Yashwant Sinha, the bureaucrat-turned-politician, has been named as the joint Opposition candidate for the President's post that goes to the polls on July 18.
While Sinha's candidature may have united the Opposition, the balance is tilting towards National Democratic Alliance's (NDA) Droupadi Murmu, especially in the backdrop of the recent political developments in Maharashtra.
The Opposition seems to bank on Sinha's 'veteranism' as an asset against the NDA nominee as it attempts to mount an ideological contest against the BJP.
Early life
Born in Patna on November 6, 1937, Sinha was the ninth of 11 siblings. At the age of 23, he joined the Bihar cadre of the Indian Administrative Service (IAS). During his 24-year-long stint in Administrative Services, he held multiple posts in the Finance and Commerce Departments. He was First Secretary (Commercial) in the Indian Embassy in Bonn, Germany in the early 1970s.
Political journey
In 1984, Sinha quit his service and joined active politics as a Janata Party member. Two years later, he was appointed the party's all-India general secretary and was elected to the Rajya Sabha in 1988. In 1989, Sinha co-founded the Janata Dal and took charge as the party’s general secretary. He later joined the BJP and held important portfolios in the Atal Bihari Vajpayee government but finance was known to be his forte.

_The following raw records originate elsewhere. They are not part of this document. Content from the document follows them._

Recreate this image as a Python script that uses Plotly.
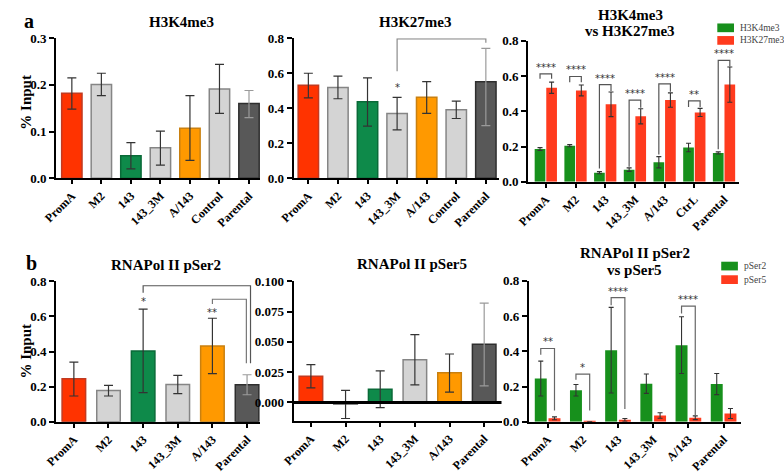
import plotly.graph_objects as go

W, H = 784, 476

# ---------------- data ----------------
cats_a = ["PromA", "M2", "143", "143_3M", "A/143", "Control", "Parental"]
cats_a3 = ["PromA", "M2", "143", "143_3M", "A/143", "CtrL", "Parental"]
cats_b = ["PromA", "M2", "143", "143_3M", "A/143", "Parental"]

k4_mean = [0.182, 0.201, 0.048, 0.065, 0.107, 0.191, 0.160]
k4_hi = [0.215, 0.225, 0.076, 0.101, 0.177, 0.244, 0.188]
k4_lo = [0.148, 0.177, 0.020, 0.028, 0.038, 0.139, 0.130]

k27_mean = [0.532, 0.518, 0.437, 0.370, 0.462, 0.391, 0.551]
k27_hi = [0.600, 0.584, 0.574, 0.462, 0.552, 0.441, 0.742]
k27_lo = [0.459, 0.454, 0.298, 0.276, 0.370, 0.341, 0.300]

cmp_k4 = [0.186, 0.205, 0.052, 0.069, 0.111, 0.195, 0.164]
cmp_k4_err = [0.008, 0.006, 0.006, 0.010, 0.032, 0.024, 0.006]
cmp_k27 = [0.534, 0.519, 0.440, 0.372, 0.464, 0.394, 0.552]
cmp_k27_err = [0.032, 0.031, 0.070, 0.043, 0.041, 0.023, 0.100]

s2_mean = [0.245, 0.178, 0.403, 0.213, 0.432, 0.211]
s2_hi = [0.340, 0.208, 0.642, 0.265, 0.590, 0.268]
s2_lo = [0.147, 0.147, 0.166, 0.160, 0.274, 0.154]

s5_mean = [0.0216, -0.0016, 0.0109, 0.0352, 0.0245, 0.0480]
s5_hi = [0.0312, 0.0099, 0.0261, 0.0560, 0.0400, 0.0821]
s5_lo = [0.0120, -0.0133, -0.0043, 0.0144, 0.0085, 0.0136]

cmp_s2 = [0.245, 0.179, 0.406, 0.216, 0.435, 0.214]
cmp_s2_err = [0.099, 0.033, 0.243, 0.055, 0.161, 0.060]
cmp_s5 = [0.020, 0.002, 0.011, 0.036, 0.023, 0.047]
cmp_s5_err = [0.008, 0.000, 0.0075, 0.0155, 0.0105, 0.0285]

# ---------------- styles ----------------
FONT = "Liberation Serif"
RED = "#FF3300"
LGREY = "#D4D4D4"
GREEN_A = "#0E8A4A"
ORANGE = "#FF9900"
DGREY = "#585858"
GREEN_B = "#17901C"
RED_B = "#FF3B1E"

fill_a = [RED, LGREY, GREEN_A, LGREY, ORANGE, LGREY, DGREY]
edge_a = ["#C23A20", "#858585", "#0A6A38", "#858585", "#C98010", "#858585", "#2E2E2E"]
fill_b = [RED, LGREY, GREEN_A, LGREY, ORANGE, DGREY]
edge_b = ["#C23A20", "#858585", "#0A6A38", "#858585", "#C98010", "#2E2E2E"]


def dom_x(x0, x1):
    return [x0 / W, x1 / W]


def dom_y(top, bottom):
    return [1 - bottom / H, 1 - top / H]


fig = go.Figure()

tickfont = dict(family=FONT, size=13, color="black", weight="bold")
xtickfont = dict(family=FONT, size=12, color="black", weight="bold")


def set_axes(n, cats, xd, yd, xr, yr, ytickvals, ytext):
    sx = "" if n == 1 else str(n)
    fig.update_layout(**{
        "xaxis" + sx: dict(domain=xd, range=xr, anchor="y" + sx, showline=True, linewidth=2,
                           linecolor="black", ticks="outside", ticklen=4, tickwidth=2,
                           tickcolor="black", tickvals=list(range(len(cats))), ticktext=cats,
                           tickangle=-45, tickfont=xtickfont, showgrid=False, zeroline=False,
                           fixedrange=True),
        "yaxis" + sx: dict(domain=yd, range=yr, anchor="x" + sx, showline=True, linewidth=2,
                           linecolor="black", ticks="outside", ticklen=5, tickwidth=2,
                           tickcolor="black", tickvals=ytickvals, ticktext=ytext,
                           tickfont=tickfont, showgrid=False, zeroline=False, fixedrange=True),
    })


def single_bars(n, means, hi, lo, fills, edges, width):
    sx = "" if n == 1 else str(n)
    for i, (m, h, l) in enumerate(zip(means, hi, lo)):
        ecol = "#9A9A9A" if fills[i] == DGREY else "#333333"
        fig.add_trace(go.Bar(
            x=[i], y=[m], width=width, xaxis="x" + sx, yaxis="y" + sx,
            marker=dict(color=fills[i], line=dict(color=edges[i], width=1.5)),
            error_y=dict(type="data", symmetric=False, array=[h - m], arrayminus=[m - l],
                         color=ecol, thickness=1.2, width=4.5),
            showlegend=False, hoverinfo="skip"))


def pair_bars(n, g, ge, r, re, width, goff, roff):
    sx = str(n)
    xs = list(range(len(g)))
    fig.add_trace(go.Bar(x=xs, y=g, width=width, offset=goff, xaxis="x" + sx, yaxis="y" + sx,
                         marker=dict(color=GREEN_B, line=dict(width=0)),
                         error_y=dict(type="data", array=ge, color="#333333", thickness=1.1, width=2.5),
                         showlegend=False, hoverinfo="skip"))
    fig.add_trace(go.Bar(x=xs, y=r, width=width, offset=roff, xaxis="x" + sx, yaxis="y" + sx,
                         marker=dict(color=RED_B, line=dict(width=0)),
                         error_y=dict(type="data", array=re, color="#333333", thickness=1.1, width=2.5),
                         showlegend=False, hoverinfo="skip"))


shapes = []
annots = []
STARFONT = dict(family="DejaVu Sans", size=10, color="#333333")


def bracket(n, x0, x1, top, lb, rb, color, label=None, yshift=-1):
    sx = "" if n == 1 else str(n)
    shapes.append(dict(type="path", xref="x" + sx, yref="y" + sx,
                       path=f"M {x0},{lb} L {x0},{top} L {x1},{top} L {x1},{rb}",
                       line=dict(color=color, width=1.2), layer="above"))
    if label:
        annots.append(dict(x=(x0 + x1) / 2, y=top, xref="x" + sx, yref="y" + sx, text=label,
                           showarrow=False, yanchor="bottom", yshift=yshift, font=STARFONT))


def star(n, x, y, label):
    sx = "" if n == 1 else str(n)
    annots.append(dict(x=x, y=y, xref="x" + sx, yref="y" + sx, text=label, showarrow=False,
                       yanchor="bottom", font=STARFONT))


def text_px(x, y, s, size, bold=True, anchor="center", color="black", angle=0):
    annots.append(dict(x=x / W, y=1 - y / H, xref="paper", yref="paper", text=s, showarrow=False,
                       xanchor=anchor, yanchor="middle", textangle=angle,
                       font=dict(family=FONT, size=size, color=color,
                                 weight="bold" if bold else "normal")))


# ---------------- panel a1 ----------------
set_axes(1, cats_a, dom_x(42, 250), dom_y(32.3, 176.7), [-0.53, 6.38], [0, 0.3],
         [0, 0.1, 0.2, 0.3], ["0.0", "0.1", "0.2", "0.3"])
single_bars(1, k4_mean, k4_hi, k4_lo, fill_a, edge_a, 0.69)

# ---------------- panel a2 ----------------
set_axes(2, cats_a, dom_x(284, 493), dom_y(32.3, 176.7), [-0.5, 6.43], [0, 0.8],
         [0, 0.2, 0.4, 0.6, 0.8], ["0.0", "0.2", "0.4", "0.6", "0.8"])
single_bars(2, k27_mean, k27_hi, k27_lo, fill_a, edge_a, 0.69)
bracket(2, 3, 6, 0.797, 0.611, 0.774, "#8A8A8A")
star(2, 3, 0.478, "*")

# ---------------- panel a3 ----------------
GW3, GO3, RO3 = 0.36, -0.375, 0.015
set_axes(3, cats_a3, dom_x(523, 738), dom_y(35, 180.5), [-0.6, 6.5], [0, 0.8],
         [0, 0.2, 0.4, 0.6, 0.8], ["0.0", "0.2", "0.4", "0.6", "0.8"])
pair_bars(3, cmp_k4, cmp_k4_err, cmp_k27, cmp_k27_err, GW3, GO3, RO3)
gc3, rc3 = GO3 + GW3 / 2, RO3 + GW3 / 2
sig3 = [("****", 0.613, 0.585, 0.585), ("****", 0.598, 0.565, 0.565),
        ("****", 0.552, 0.075, 0.515), ("****", 0.464, 0.085, 0.420),
        ("****", 0.556, 0.155, 0.512), ("**", 0.460, 0.425, 0.425),
        ("****", 0.690, 0.185, 0.655)]
for i, (lab, top, lb, rb) in enumerate(sig3):
    bracket(3, i + gc3, i + rc3, top, lb, rb, "#555555", lab)

# ---------------- panel b1 ----------------
set_axes(4, cats_b, dom_x(42, 250), dom_y(283.3, 428.3), [-0.51, 5.38], [0, 0.8],
         [0, 0.2, 0.4, 0.6, 0.8], ["0.0", "0.2", "0.4", "0.6", "0.8"])
single_bars(4, s2_mean, s2_hi, s2_lo, fill_b, edge_b, 0.68)
bracket(4, 2, 5.1, 0.775, 0.735, 0.333, "#555555")
bracket(4, 4, 4.98, 0.698, 0.671, 0.333, "#777777")
star(4, 2, 0.64, "*")
star(4, 4, 0.578, "**")

# ---------------- panel b2 ----------------
set_axes(5, cats_b, dom_x(284, 496), dom_y(283.3, 427.5), [-0.5, 5.5], [-0.0154, 0.1],
         [0, 0.025, 0.05, 0.075, 0.1], ["0.000", "0.025", "0.050", "0.075", "0.100"])
single_bars(5, s5_mean, s5_hi, s5_lo, fill_b, edge_b, 0.68)
shapes.append(dict(type="line", xref="x5 domain", yref="y5", x0=0, x1=1, y0=0, y1=0,
                   line=dict(color="black", width=3), layer="above"))

# ---------------- panel b3 ----------------
GW6, GO6, RO6 = 0.34, -0.365, 0.025
set_axes(6, cats_b, dom_x(524, 740), dom_y(282.7, 428.3), [-0.53, 5.49], [0, 0.8],
         [0, 0.2, 0.4, 0.6, 0.8], ["0.0", "0.2", "0.4", "0.6", "0.8"])
pair_bars(6, cmp_s2, cmp_s2_err, cmp_s5, cmp_s5_err, GW6, GO6, RO6)
gc6, rc6 = GO6 + GW6 / 2, RO6 + GW6 / 2
sig6 = {0: ("**", 0.416, 0.381, 0.064), 1: ("*", 0.271, 0.238, 0.064),
        2: ("****", 0.705, 0.661, 0.073), 4: ("****", 0.656, 0.614, 0.036)}
for i, (lab, top, lb, rb) in sig6.items():
    bracket(6, i + gc6, i + rc6, top, lb, rb, "#666666", lab)

# ---------------- titles & labels ----------------
text_px(170, 15, "H3K4me3", 15)
text_px(408, 15, "H3K27me3", 15)
text_px(627, 8.5, "H3K4me3", 15)
text_px(627, 25, "vs H3K27me3", 15)
text_px(154, 266.5, "RNAPol II pSer2", 15)
text_px(405, 265, "RNAPol II pSer5", 15)
text_px(632, 254, "RNAPol II pSer2", 15)
text_px(632, 272, "vs pSer5", 15)
text_px(14, 14, "a", 20)
text_px(17, 264, "b", 20)
text_px(11, 98, "% Input", 15, angle=-90)
text_px(11, 355, "% Input", 15, angle=-90)

# legends
for (x0, y0, col, lab) in [(716, 17, GREEN_B, "H3K4me3"), (716, 30, RED_B, "H3K27me3"),
                           (720, 263, GREEN_B, "pSer2"), (720, 277, RED_B, "pSer5")]:
    shapes.append(dict(type="rect", xref="paper", yref="paper", x0=x0 / W, x1=(x0 + 17) / W,
                       y0=1 - (y0 + 9) / H, y1=1 - y0 / H, fillcolor=col, line=dict(width=0)))
    text_px(x0 + 21, y0 + 4.5, lab, 9.5, bold=False, anchor="left", color="#444444")

fig.update_layout(width=W, height=H, margin=dict(l=0, r=0, t=0, b=0), autosize=False,
                  paper_bgcolor="white", plot_bgcolor="white", barmode="overlay",
                  shapes=shapes, annotations=annots, showlegend=False)

fig.write_html("out.html", config={"displayModeBar": False},
               post_script="document.body.style.margin='0';document.body.style.overflow='hidden';")
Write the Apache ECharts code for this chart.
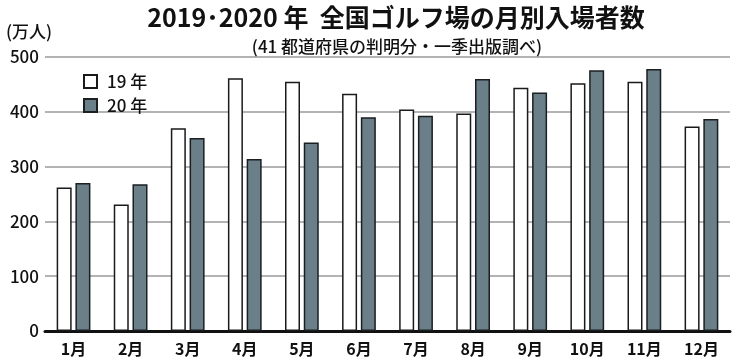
<!DOCTYPE html>
<html><head><meta charset="utf-8">
<script src="https://cdn.jsdelivr.net/npm/echarts@6/dist/echarts.min.js"></script>
<style>html,body{margin:0;padding:0;background:#fff}#c{width:736px;height:362px}</style>
</head><body><div id="c"></div>
<script>
const categories = ['1月','2月','3月','4月','5月','6月','7月','8月','9月','10月','11月','12月'];
const values2019 = [262, 231, 370, 461, 455, 433, 404, 397, 444, 452, 455, 373];
const values2020 = [270, 268, 352, 314, 344, 390, 393, 460, 435, 476, 478, 387];
const yTicks = [0, 100, 200, 300, 400, 500];
const seriesNames = ['19 年', '20 年'];

const FONT = '"Noto Sans CJK JP", "Noto Sans", sans-serif';
const chart = echarts.init(document.getElementById('c'), null, {renderer: 'canvas'});
chart.setOption({
  animation: false,
  backgroundColor: '#fff',
  title: [
    {text: '2019･2020 年  全国ゴルフ場の月別入場者数', left: 391, top: 0, textAlign: 'center',
     textStyle: {fontFamily: FONT, fontSize: 25, fontWeight: 'bold', color: '#111'}},
    {text: '(41 都道府県の判明分・一季出版調べ)', left: 392, top: 33, textAlign: 'center',
     textStyle: {fontFamily: FONT, fontSize: 17, fontWeight: 500, color: '#111'}},
    {text: '(万人)', left: 1, top: 18,
     textStyle: {fontFamily: FONT, fontSize: 17, fontWeight: 500, color: '#111'}}
  ],
  legend: {
    orient: 'vertical', left: 78, top: 68, itemWidth: 13, itemHeight: 13, itemGap: 7,
    icon: 'rect',
    textStyle: {fontFamily: FONT, fontSize: 17, fontWeight: 500, color: '#111', padding: [0, 0, 0, 5]},
    data: seriesNames
  },
  grid: {left: 45, right: 6, top: 57, bottom: 31},
  xAxis: {
    type: 'category', data: categories,
    axisLine: {lineStyle: {color: '#111', width: 3}},
    axisTick: {show: false},
    axisLabel: {fontFamily: FONT, fontSize: 16, fontWeight: 'bold', color: '#111', margin: 10}
  },
  yAxis: {
    type: 'value', min: yTicks[0], max: yTicks[yTicks.length - 1], interval: 100,
    axisLine: {show: false}, axisTick: {show: false},
    axisLabel: {fontFamily: FONT, fontSize: 17, fontWeight: 500, color: '#111', margin: 6},
    splitLine: {lineStyle: {color: '#9a9a9a', width: 1.5}}
  },
  series: [
    {name: seriesNames[0], type: 'bar', data: values2019, barWidth: 15, barGap: '25%',
     itemStyle: {color: '#ffffff', borderColor: '#1a1a1a', borderWidth: 1.5}},
    {name: seriesNames[1], type: 'bar', data: values2020, barWidth: 15,
     itemStyle: {color: '#6a7f87', borderColor: '#1a1f22', borderWidth: 1.5}}
  ]
});
</script></body></html>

In 2015, the senior politician received Officier de la Legion d'Honneur, the French government's highest civilian award.
An ardent critic of Narendra Modi and his government's policies, Sinha quit the BJP on April 21, 2018.
In 2021, he joined the Trinamool Congress as its vice president and quit last month to contest the presidential election.
Legacy as FM
Sinha was known as the ‘rollback finance minister’ for rolling back fuel price hikes.
His 1998-99 Union Budget was the first to have been presented in the morning, breaking the colonial-era tradition of presenting Union Budgets in the evenings. He is also credited with expanding the highway network across the country and undertaking the Golden Quadrilateral project - the largest highway project in India and the fifth-longest in the world. He made this possible by increasing the National Highway Authority of India (NHAI) funds through a petroleum cess. He also de-regularised the petroleum industry.
No love lost between Sinha & BJP
In 2018, Sinha quit the saffron party alleging that the BJP-led NDA government at the Centre was undermining democratic institutions and declared that he would be severing all ties with the BJP and announced his retirement from active politics.
Since then Sinha has been a vocal critic of the Modi government and its policies such as the Citizenship Amendment Act (CAA) in the years to follow, Sinha launched a 3,000 km Gandhi Peace March demanding the withdrawal of the CAA. Along with fellow BJP critics – former Union minister Arun Shourie and Supreme Court lawyer Prashant Bhushan – Sinha filed a joint petition in the Supreme Court seeking a review of its clean chit to the Modi government in the Rafale case. The apex court, however, dismissed all the review petitions.
Sinha’s political career has come full circle, from being a fierce critic of the Congress party and the Left while being in the BJP for over two decades to being a presidential candidate with the support of those very parties.